Moreover, as it was concluded in the Resolution of the Supreme Court dated 19 June 2018 in the case No. 757/75149/17-ц, the DGF can submit a claim on collecting damages from a bank’s related party only if the bank’s property was insufficient to meet the creditors’ demands

Therefore, since all elements of civil corpus delicti must be met simultaneously for the collection of damages, typically national courts refuse to satisfy the DGF’s claims on collection of damages from the bank’s related parties due to lack of duly proven causality as it is provided for in Article 1166 of the Civil Code of Ukraine (for example, in the Ruling of the Higher Specialized Court of Ukraine for Civil and Criminal Cases dated 29 March 2017 in the case No. 761/3002/15-ц the judges have concluded that the claim against the banks’ related parties must be rejected, because the causality of damages had not been proven with admissible evidence).

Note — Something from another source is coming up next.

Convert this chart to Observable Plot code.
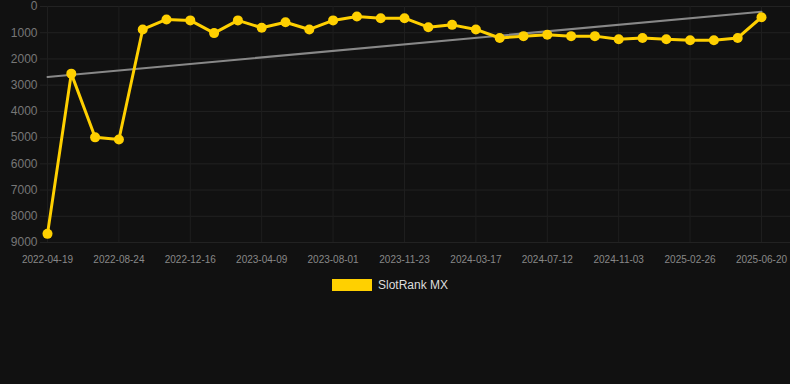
<!DOCTYPE html>
<html>
<head>
<meta charset="utf-8">
<script src="https://cdn.jsdelivr.net/npm/d3@7"></script>
<script src="https://cdn.jsdelivr.net/npm/@observablehq/plot@0.6"></script>
<style>
  html, body { margin: 0; padding: 0; background: #111111; }
  body { width: 790px; height: 384px; overflow: hidden; font-family: "Liberation Sans", Arial, sans-serif; }
  #chart svg { display: block; }
  #legend { display: flex; align-items: center; justify-content: center; margin-top: 3px; margin-left: -10px; height: 12px; }
  #legend .sw { width: 40px; height: 12px; background: #FFD000; margin-right: 6px; }
  #legend .lb { color: #dddddd; font-size: 12px; }
</style>
</head>
<body>
<div id="chart"></div>
<div id="legend"><span class="sw"></span><span class="lb">SlotRank MX</span></div>
<script>
const dates = [
  "2022-04-19","2022-06-01","2022-07-13","2022-08-24","2022-10-01","2022-11-08",
  "2022-12-16","2023-01-24","2023-03-02","2023-04-09","2023-05-17","2023-06-24",
  "2023-08-01","2023-09-08","2023-10-16","2023-11-23","2024-01-01","2024-02-08",
  "2024-03-17","2024-04-24","2024-06-04","2024-07-12","2024-08-19","2024-09-26",
  "2024-11-03","2024-12-11","2025-01-18","2025-02-26","2025-04-04","2025-05-12",
  "2025-06-20"
];
const ranks = [
  8670, 2560, 4990, 5070, 875, 495,
  530, 1015, 530, 810, 600, 875,
  530, 380, 445, 445, 790, 700,
  875, 1200, 1130, 1080, 1130, 1130,
  1250, 1200, 1250, 1290, 1290, 1200,
  410
];
const yTicks = [0,1000,2000,3000,4000,5000,6000,7000,8000,9000];
const xTickIdx = [0,3,6,9,12,15,18,21,24,27,30];
const seriesName = "SlotRank MX";

const data = dates.map((d, i) => ({i, date: d, rank: ranks[i]}));

const chart = Plot.plot({
  width: 790,
  height: 276,
  marginTop: 6,
  marginBottom: 34,
  marginLeft: 40,
  marginRight: 0,
  style: {background: "#111111", color: "#888888", fontFamily: "Liberation Sans, Arial, sans-serif"},
  x: {type: "linear", domain: [0, 30], insetLeft: 7, insetRight: 29},
  y: {domain: [0, 9000], reverse: true},
  marks: [
    Plot.gridY(yTicks, {stroke: "#222222", strokeOpacity: 1}),
    Plot.gridX(xTickIdx, {stroke: "#1e1e1e", strokeOpacity: 1}),
    Plot.axisY(yTicks, {tickSize: 0, tickPadding: 3, fontSize: 12, fill: "#777777", label: null, tickFormat: d => String(d)}),
    Plot.axisX(xTickIdx, {tickSize: 0, tickPadding: 13, fontSize: 10, fill: "#888888", label: null, tickFormat: i => dates[i]}),
    Plot.linearRegressionY(data, {x: "i", y: "rank", stroke: "#888888", strokeWidth: 2, ci: 0}),
    Plot.line(data, {x: "i", y: "rank", stroke: "#FFD000", strokeWidth: 3}),
    Plot.dot(data, {x: "i", y: "rank", fill: "#FFD000", r: 5})
  ]
});
document.getElementById("chart").appendChild(chart);
</script>
</body>
</html>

To restore depositors’ and creditors’ rights, the latter, as well as the DGF may submit claims for damages directly against related parties, which have contributed to the bank’s insolvency. However, according to applicable court practice, such cases may face several procedural obstructions and pitfalls. First of all, it is necessary to demonstrate that the bank and its counterparty involved in a null and void transaction are related parties under the Ukrainian law. Secondly, if a bank becomes insolvent, banks’ related parties are not subject to civil liability automatically. In such a case, in order to collect damages from the bank’s related parties the DGF will have to initially prove the existence of civil corpus delicti (negative actions or omission, related party’s fault, causal link between the wrongful conduct and damages). Nonetheless, claimants in the such cases should bear in mind that their chances to obtain a positive court decision could be improved through relevant findings obtained in related criminal proceedings or litigations pursued locally or internationally.